5 Giant, Eco-Conscious Trolls Are Hiding at the Coastal Maine Botanical Gardens
And each has its own unique identity and story.
By Jennifer Van Allen Photographs courtesy of Coastal Maine Botanical Gardens
Each spring, the Coastal Maine Botanical Gardens offers a dazzling lollapalooza for the senses, more than 300 acres strewn with tulips, native plants, hillsides covered with rhododendrons, perfumy bushels of lavender, and dahlias the size of dinner plates in every color of the rainbow. This year, Boothbay’s garden of earthly delights hosts a species of an entirely new variety: five colossal trolls hewn of recycled wood, created by the Danish sculptor Thomas Dambo.
The installation is part of an ongoing project the artist calls “The Great Story of the Little People and the Giant Trolls,” which includes more than 70 of the gentle-looking giants that Dambo has built all over the world, from Chicago to Chile. Each troll has a unique identity and story. Dambo builds them, in part, to attract people to beautiful natural spaces and inspire a sense of environmental stewardship.
“My art is not only about my sculptures, but it’s a lot about finding them, and what else you find along the way,” Dambo says. “I want to encourage people to go out and dive into nature and really appreciate it and remember how beautiful nature is.”
Sculpture isn’t new to the Boothbay garden, where more than 20 permanent sculptures already stand sentry, including Nancy Schön’s cast-bronze Sal’s Bear, based on the character from Blueberries for Sal, as well as the abstract Alexander’s Threshold, by Andreas von Huene. Visitors can follow a map to find Dambo’s sculptures, installed all across the campus. The expansive gardens, full of forests and winding paths and 17 different ornamental gardens, provide an ideal setting for his work, Dambo says.
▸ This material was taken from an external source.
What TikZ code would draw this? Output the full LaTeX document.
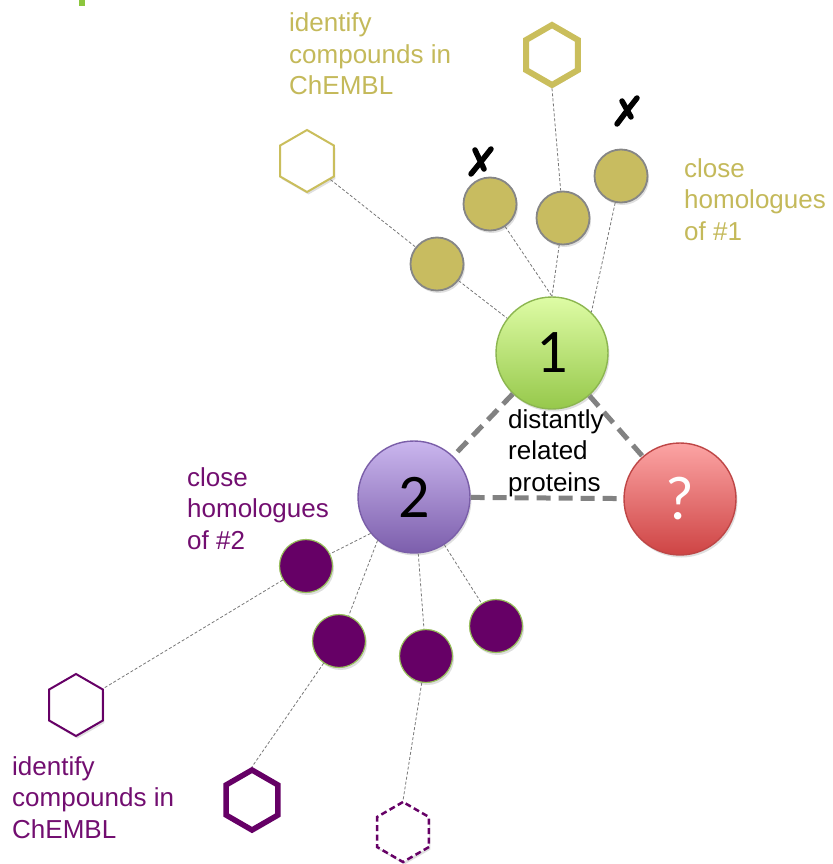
\documentclass[tikz,border=0pt]{standalone}
\usepackage{fontspec}
\setmainfont{Liberation Sans}
\newfontfamily\digitfont{Carlito}
\usetikzlibrary{shapes.geometric,shadows}

\definecolor{goldfill}{RGB}{200,188,96}
\definecolor{goldtext}{RGB}{196,185,90}
\definecolor{goldline}{RGB}{202,190,92}
\definecolor{plum}{RGB}{102,0,102}
\definecolor{plumtext}{RGB}{114,14,112}
\definecolor{leafrim}{RGB}{150,190,90}
\definecolor{linkgray}{RGB}{120,120,120}
\definecolor{barsgray}{RGB}{130,130,130}
\definecolor{markgreen}{RGB}{140,198,62}

\begin{document}
\begin{tikzpicture}[x=1pt,y=-1pt,
  softshadow/.style={drop shadow={opacity=0.25,shadow xshift=1.5pt,shadow yshift=-2.5pt}},
  goldball/.style={circle,draw=gray!95,line width=1.8pt,fill=goldfill,
    minimum size=53pt,inner sep=0pt,softshadow},
  plumball/.style={circle,draw=leafrim,line width=1.2pt,fill=plum,
    minimum size=53pt,inner sep=0pt,softshadow},
  bigball/.style={circle,line width=1.4pt,minimum size=112pt,inner sep=0pt,
    font=\digitfont\fontsize{62}{62}\selectfont,softshadow},
  hexa/.style={regular polygon,regular polygon sides=6,shape border rotate=30,
    inner sep=0pt,fill=white,softshadow},
  link/.style={draw=linkgray,line width=0.8pt,dash pattern=on 3pt off 2pt},
  relation/.style={draw=barsgray,line width=5pt,dash pattern=on 14pt off 8pt},
  caption/.style={align=left,anchor=base west,inner sep=0pt,
    font=\fontsize{26}{31.5}\selectfont},
  xstroke/.style={line width=5.5pt,line cap=round,black}
]
\useasboundingbox (0,0) rectangle (832,864);

% small green tab in the corner
\fill[markgreen] (79,0) rectangle (85,6);

% the three proteins
\node[bigball,draw={rgb,255:red,140;green,182;blue,80},
  top color={rgb,255:red,222;green,252;blue,165},
  bottom color={rgb,255:red,150;green,200;blue,75}] (one) at (552,353) {1};
\node[bigball,draw={rgb,255:red,122;green,94;blue,168},
  top color={rgb,255:red,202;green,182;blue,238},
  bottom color={rgb,255:red,124;green,94;blue,172}] (two) at (414,497) {2};
\node[bigball,text=white,draw={rgb,255:red,190;green,70;blue,70},
  top color={rgb,255:red,252;green,164;blue,164},
  bottom color={rgb,255:red,206;green,68;blue,68}] (unk) at (680,499) {?};

% close homologues of #1
\node[goldball] (ga) at (437,264) {};
\node[goldball] (gb) at (490,204) {};
\node[goldball] (gc) at (563,218) {};
\node[goldball] (gd) at (621,176) {};

% close homologues of #2
\node[plumball] (pa) at (306,566) {};
\node[plumball] (pb) at (339,641) {};
\node[plumball] (pc) at (426,656) {};
\node[plumball] (pd) at (496,626) {};

% compounds
\node[hexa,draw=goldline,line width=6pt,minimum size=60pt] (hgt) at (552,55) {};
\node[hexa,draw=goldline,line width=2pt,minimum size=62pt] (hgl) at (307,161) {};
\node[hexa,draw=plum,line width=2pt,minimum size=62pt] (hpl) at (76,705) {};
\node[hexa,draw=plum,line width=5.5pt,minimum size=60pt] (hpt) at (252,800) {};
\node[hexa,draw=plum,line width=2.5pt,dash pattern=on 6pt off 3.5pt,
  minimum size=60pt,drop shadow={opacity=0}] (hpd) at (403,832) {};

% links to protein 1
\draw[link] (hgl) -- (ga);
\draw[link] (ga) -- (one);
\draw[link] (gb) -- (one.north);
\draw[link] (gc) -- (one.north);
\draw[link] (gd) -- (one.46);
\draw[link] (hgt.south) -- (gc);

% links to protein 2
\draw[link] (two.220) -- (pa);
\draw[link] (two.230) -- (pb);
\draw[link] (two) -- (pc);
\draw[link] (two) -- (pd);
\draw[link] (pa) -- (hpl);
\draw[link] (pb) -- (hpt.north);
\draw[link] (pc) -- (hpd.north);

% distant relations
\draw[relation] (one) -- (two);
\draw[relation] (one) -- (unk);
\draw[relation] (two) -- (unk);

% rejected homologues
\draw[xstroke] (475,150) -- (484,169);
\draw[xstroke] (471,174) .. controls (480,163) .. (491,149);
\draw[xstroke] (622,101) -- (631,117);
\draw[xstroke] (617,124) .. controls (626,112) .. (637,98);

% captions (anchored at the baseline of their last line)
\node[caption,text=goldtext] (capgt) at (289,95) {identify\\compounds in\\ChEMBL};
\node[caption,text=goldtext] (capg) at (684,240) {close\\homologues\\of \#1};
\node[caption,text=plumtext] (capp) at (187,549) {close\\homologues\\of \#2};
\node[caption,text=plumtext] (cappb) at (12,838) {identify\\compounds in\\ChEMBL};
\node[caption,text=black] (capd) at (508,491) {distantly\\related\\proteins};
\end{tikzpicture}
\end{document}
The sculptures fits squarely into the gardens’ mission to inspire meaningful connections with nature, says president and chief executive officer Gretchen Ostherr. The installation comes at a time when Mainers’ appreciation of the gardens’ offerings is running high. Last year, during the pandemic, Coastal Maine Botanical Gardens saw a higher proportion of visitors from Maine.
“Now more than ever, people value how restorative nature can be, and how good it is for the soul,” Ostherr says. “At a time when there was so much fear and uncertainty, people are so ready for something magical.”